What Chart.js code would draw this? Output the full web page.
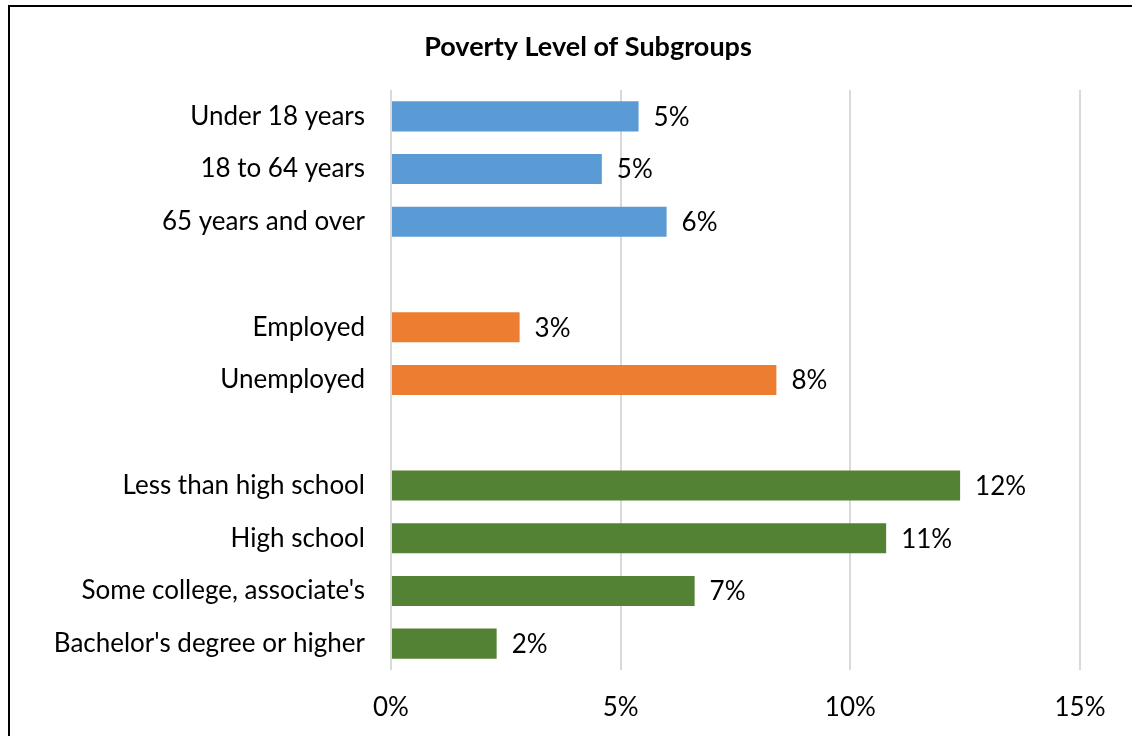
<!DOCTYPE html>
<html>
<head>
<meta charset="utf-8">
<script src="https://cdn.jsdelivr.net/npm/chart.js@4/dist/chart.umd.min.js"></script>
<style>
  html, body { margin: 0; padding: 0; background: #fff; overflow: hidden; }
  #wrap { position: absolute; left: 0; top: 0; width: 1132px; height: 736px; }
  #frame { position: absolute; left: 8px; top: 5px; width: 1200px; height: 800px; border: 2px solid #000; box-sizing: border-box; pointer-events: none; }
</style>
</head>
<body>
<div id="wrap"><canvas id="c" width="1132" height="736"></canvas></div>
<div id="frame"></div>
<script>
const categories = ["Under 18 years", "18 to 64 years", "65 years and over", "", "Employed", "Unemployed", "", "Less than high school", "High school", "Some college, associate's", "Bachelor's degree or higher"];
const values = [5.39, 4.59, 6.0, null, 2.8, 8.39, null, 12.39, 10.78, 6.61, 2.3];
const groupColors = ["#5B9BD5", "#5B9BD5", "#5B9BD5", "#ffffff", "#ED7D31", "#ED7D31", "#ffffff", "#548235", "#548235", "#548235", "#548235"];
const xTicks = [0, 5, 10, 15];
const titleText = "Poverty Level of Subgroups";

const FONT = "Lato, 'Open Sans', sans-serif";

const valueLabels = {
  id: 'valueLabels',
  afterDatasetsDraw(chart) {
    const ctx = chart.ctx;
    const meta = chart.getDatasetMeta(0);
    ctx.save();
    ctx.font = "26px " + FONT;
    ctx.fillStyle = "#000";
    ctx.textBaseline = "middle";
    ctx.textAlign = "left";
    meta.data.forEach((bar, i) => {
      const v = values[i];
      if (v === null) return;
      ctx.fillText(Math.round(v) + "%", bar.x + 15, bar.y + 1);
    });
    ctx.restore();
  }
};

const customTitle = {
  id: 'customTitle',
  afterDraw(chart) {
    const ctx = chart.ctx;
    ctx.save();
    ctx.font = "bold 27px " + FONT;
    ctx.fillStyle = "#000";
    ctx.textAlign = "center";
    ctx.textBaseline = "middle";
    ctx.fillText(titleText, 588, 47);
    ctx.restore();
  }
};

new Chart(document.getElementById('c'), {
  type: 'bar',
  data: {
    labels: categories,
    datasets: [{
      data: values,
      backgroundColor: groupColors,
      borderWidth: 0,
      barPercentage: 0.57,
      categoryPercentage: 1.0
    }]
  },
  options: {
    indexAxis: 'y',
    responsive: false,
    animation: false,
    layout: { padding: { left: 0, right: 52, top: 90, bottom: 0 } },
    plugins: { legend: { display: false }, tooltip: { enabled: false }, title: { display: false } },
    scales: {
      x: {
        min: 0, max: 15,
        afterBuildTicks(axis) { axis.ticks = xTicks.map(v => ({ value: v })); },
        ticks: { callback: v => v + "%", color: "#000", font: { family: FONT, size: 26 }, padding: 22 },
        grid: { color: "#d9d9d9", lineWidth: 2, drawTicks: false },
        border: { display: false },
        afterFit(axis) { axis.height = 66; }
      },
      y: {
        ticks: { color: "#000", font: { family: FONT, size: 26 }, padding: 26, autoSkip: false },
        grid: { display: false, drawTicks: false },
        border: { display: false },
        afterFit(axis) { axis.width = 391; }
      }
    }
  },
  plugins: [valueLabels, customTitle]
});
</script>
</body>
</html>
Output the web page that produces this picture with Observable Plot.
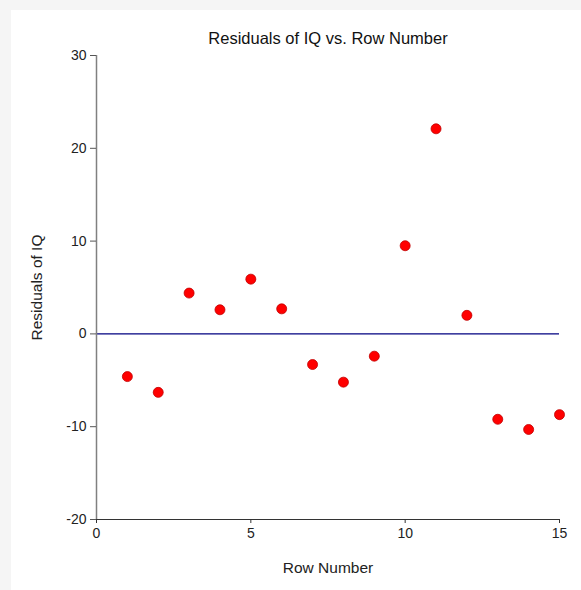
<!DOCTYPE html>
<html>
<head>
<meta charset="utf-8">
<script src="https://cdn.jsdelivr.net/npm/d3@7"></script>
<script src="https://cdn.jsdelivr.net/npm/@observablehq/plot@0.6"></script>
<style>
  html, body { margin: 0; padding: 0; background: #f5f5f5; width: 581px; height: 590px; overflow: hidden; }
  #panel { position: absolute; left: 11px; top: 10px; width: 570px; height: 580px; background: #fff; }
</style>
</head>
<body>
<div id="panel"></div>
<script>
const title = "Residuals of IQ vs. Row Number";
const xLabel = "Row Number";
const yLabel = "Residuals of IQ";
const rowNumbers = [1, 2, 3, 4, 5, 6, 7, 8, 9, 10, 11, 12, 13, 14, 15];
const residuals = [-4.6, -6.3, 4.4, 2.6, 5.9, 2.7, -3.3, -5.2, -2.4, 9.5, 22.1, 2.0, -9.2, -10.3, -8.7];
const xTicks = [0, 5, 10, 15];
const yTicks = [-20, -10, 0, 10, 20, 30];

const data = rowNumbers.map((r, i) => ({row: r, res: residuals[i]}));
const fmt = d => String(d);

const chart = Plot.plot({
  width: 570,
  height: 580,
  marginLeft: 85,
  marginRight: 22,
  marginTop: 45,
  marginBottom: 71,
  style: {fontFamily: "'Liberation Sans', Arial, sans-serif", fontSize: "14px", background: "#fff", color: "#222"},
  x: {domain: [0, 15]},
  y: {domain: [-20, 30]},
  marks: [
    Plot.ruleY([0], {stroke: "#000080", strokeWidth: 1.2}),
    Plot.ruleX([0], {stroke: "#808080", strokeWidth: 1.5}),
    Plot.ruleY([-20], {stroke: "#333", strokeWidth: 1.2}),
    Plot.axisY({ticks: yTicks, tickFormat: fmt, tickSize: 6, tickPadding: 4, stroke: "#555", fontSize: 14, label: null}),
    Plot.axisY({ticks: [], label: yLabel, labelAnchor: "center", labelArrow: "none", labelOffset: 66, fontSize: 15.5}),
    Plot.axisX({ticks: xTicks, tickFormat: fmt, tickSize: 4, tickPadding: 5, stroke: "#333", fontSize: 14, label: null}),
    Plot.axisX({ticks: [], label: xLabel, labelAnchor: "center", labelArrow: "none", labelOffset: 53, fontSize: 15.5}),
    Plot.dot(data, {x: "row", y: "res", r: 5, fill: "#ff0000", stroke: "#c00000", strokeWidth: 0.8}),
    Plot.text([title], {frameAnchor: "top", dy: -23, fontSize: 16.5, fill: "#111"})
  ]
});
document.getElementById("panel").appendChild(chart);
</script>
</body>
</html>
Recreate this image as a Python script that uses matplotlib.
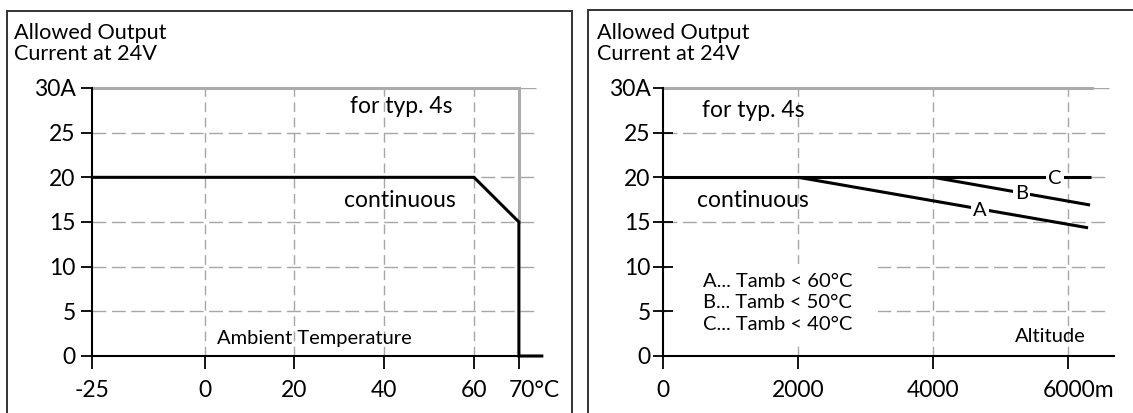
#####
== DESCRIPTION OF THE TASK ==
Word for word, quote the lines above. Omit the pictures.

== THE ANSWER ==
What Chart.js code would draw this? Output the full web page.
<!DOCTYPE html>
<html>
<head>
<meta charset="utf-8">
<script src="https://cdn.jsdelivr.net/npm/chart.js@4/dist/chart.umd.min.js"></script>
<style>
  html, body { margin: 0; padding: 0; background: #fff; overflow: hidden; }
  #wrap { position: absolute; left: 0; top: 0; width: 1132px; height: 736px; }
  #frame { position: absolute; left: 8px; top: 5px; width: 1200px; height: 800px; border: 2px solid #000; box-sizing: border-box; pointer-events: none; }
</style>
</head>
<body>
<div id="wrap"><canvas id="c" width="1132" height="736"></canvas></div>
<div id="frame"></div>
<script>
const categories = ["Under 18 years", "18 to 64 years", "65 years and over", "", "Employed", "Unemployed", "", "Less than high school", "High school", "Some college, associate's", "Bachelor's degree or higher"];
const values = [5.39, 4.59, 6.0, null, 2.8, 8.39, null, 12.39, 10.78, 6.61, 2.3];
const groupColors = ["#5B9BD5", "#5B9BD5", "#5B9BD5", "#ffffff", "#ED7D31", "#ED7D31", "#ffffff", "#548235", "#548235", "#548235", "#548235"];
const xTicks = [0, 5, 10, 15];
const titleText = "Poverty Level of Subgroups";

const FONT = "Lato, 'Open Sans', sans-serif";

const valueLabels = {
  id: 'valueLabels',
  afterDatasetsDraw(chart) {
    const ctx = chart.ctx;
    const meta = chart.getDatasetMeta(0);
    ctx.save();
    ctx.font = "26px " + FONT;
    ctx.fillStyle = "#000";
    ctx.textBaseline = "middle";
    ctx.textAlign = "left";
    meta.data.forEach((bar, i) => {
      const v = values[i];
      if (v === null) return;
      ctx.fillText(Math.round(v) + "%", bar.x + 15, bar.y + 1);
    });
    ctx.restore();
  }
};

const customTitle = {
  id: 'customTitle',
  afterDraw(chart) {
    const ctx = chart.ctx;
    ctx.save();
    ctx.font = "bold 27px " + FONT;
    ctx.fillStyle = "#000";
    ctx.textAlign = "center";
    ctx.textBaseline = "middle";
    ctx.fillText(titleText, 588, 47);
    ctx.restore();
  }
};

new Chart(document.getElementById('c'), {
  type: 'bar',
  data: {
    labels: categories,
    datasets: [{
      data: values,
      backgroundColor: groupColors,
      borderWidth: 0,
      barPercentage: 0.57,
      categoryPercentage: 1.0
    }]
  },
  options: {
    indexAxis: 'y',
    responsive: false,
    animation: false,
    layout: { padding: { left: 0, right: 52, top: 90, bottom: 0 } },
    plugins: { legend: { display: false }, tooltip: { enabled: false }, title: { display: false } },
    scales: {
      x: {
        min: 0, max: 15,
        afterBuildTicks(axis) { axis.ticks = xTicks.map(v => ({ value: v })); },
        ticks: { callback: v => v + "%", color: "#000", font: { family: FONT, size: 26 }, padding: 22 },
        grid: { color: "#d9d9d9", lineWidth: 2, drawTicks: false },
        border: { display: false },
        afterFit(axis) { axis.height = 66; }
      },
      y: {
        ticks: { color: "#000", font: { family: FONT, size: 26 }, padding: 26, autoSkip: false },
        grid: { display: false, drawTicks: false },
        border: { display: false },
        afterFit(axis) { axis.width = 391; }
      }
    }
  },
  plugins: [valueLabels, customTitle]
});
</script>
</body>
</html>
Output the web page that produces this picture with Observable Plot.
<!DOCTYPE html>
<html>
<head>
<meta charset="utf-8">
<script src="https://cdn.jsdelivr.net/npm/d3@7"></script>
<script src="https://cdn.jsdelivr.net/npm/@observablehq/plot@0.6"></script>
<style>
  html, body { margin: 0; padding: 0; background: #f5f5f5; width: 581px; height: 590px; overflow: hidden; }
  #panel { position: absolute; left: 11px; top: 10px; width: 570px; height: 580px; background: #fff; }
</style>
</head>
<body>
<div id="panel"></div>
<script>
const title = "Residuals of IQ vs. Row Number";
const xLabel = "Row Number";
const yLabel = "Residuals of IQ";
const rowNumbers = [1, 2, 3, 4, 5, 6, 7, 8, 9, 10, 11, 12, 13, 14, 15];
const residuals = [-4.6, -6.3, 4.4, 2.6, 5.9, 2.7, -3.3, -5.2, -2.4, 9.5, 22.1, 2.0, -9.2, -10.3, -8.7];
const xTicks = [0, 5, 10, 15];
const yTicks = [-20, -10, 0, 10, 20, 30];

const data = rowNumbers.map((r, i) => ({row: r, res: residuals[i]}));
const fmt = d => String(d);

const chart = Plot.plot({
  width: 570,
  height: 580,
  marginLeft: 85,
  marginRight: 22,
  marginTop: 45,
  marginBottom: 71,
  style: {fontFamily: "'Liberation Sans', Arial, sans-serif", fontSize: "14px", background: "#fff", color: "#222"},
  x: {domain: [0, 15]},
  y: {domain: [-20, 30]},
  marks: [
    Plot.ruleY([0], {stroke: "#000080", strokeWidth: 1.2}),
    Plot.ruleX([0], {stroke: "#808080", strokeWidth: 1.5}),
    Plot.ruleY([-20], {stroke: "#333", strokeWidth: 1.2}),
    Plot.axisY({ticks: yTicks, tickFormat: fmt, tickSize: 6, tickPadding: 4, stroke: "#555", fontSize: 14, label: null}),
    Plot.axisY({ticks: [], label: yLabel, labelAnchor: "center", labelArrow: "none", labelOffset: 66, fontSize: 15.5}),
    Plot.axisX({ticks: xTicks, tickFormat: fmt, tickSize: 4, tickPadding: 5, stroke: "#333", fontSize: 14, label: null}),
    Plot.axisX({ticks: [], label: xLabel, labelAnchor: "center", labelArrow: "none", labelOffset: 53, fontSize: 15.5}),
    Plot.dot(data, {x: "row", y: "res", r: 5, fill: "#ff0000", stroke: "#c00000", strokeWidth: 0.8}),
    Plot.text([title], {frameAnchor: "top", dy: -23, fontSize: 16.5, fill: "#111"})
  ]
});
document.getElementById("panel").appendChild(chart);
</script>
</body>
</html>
Recreate this image as a Python script that uses matplotlib.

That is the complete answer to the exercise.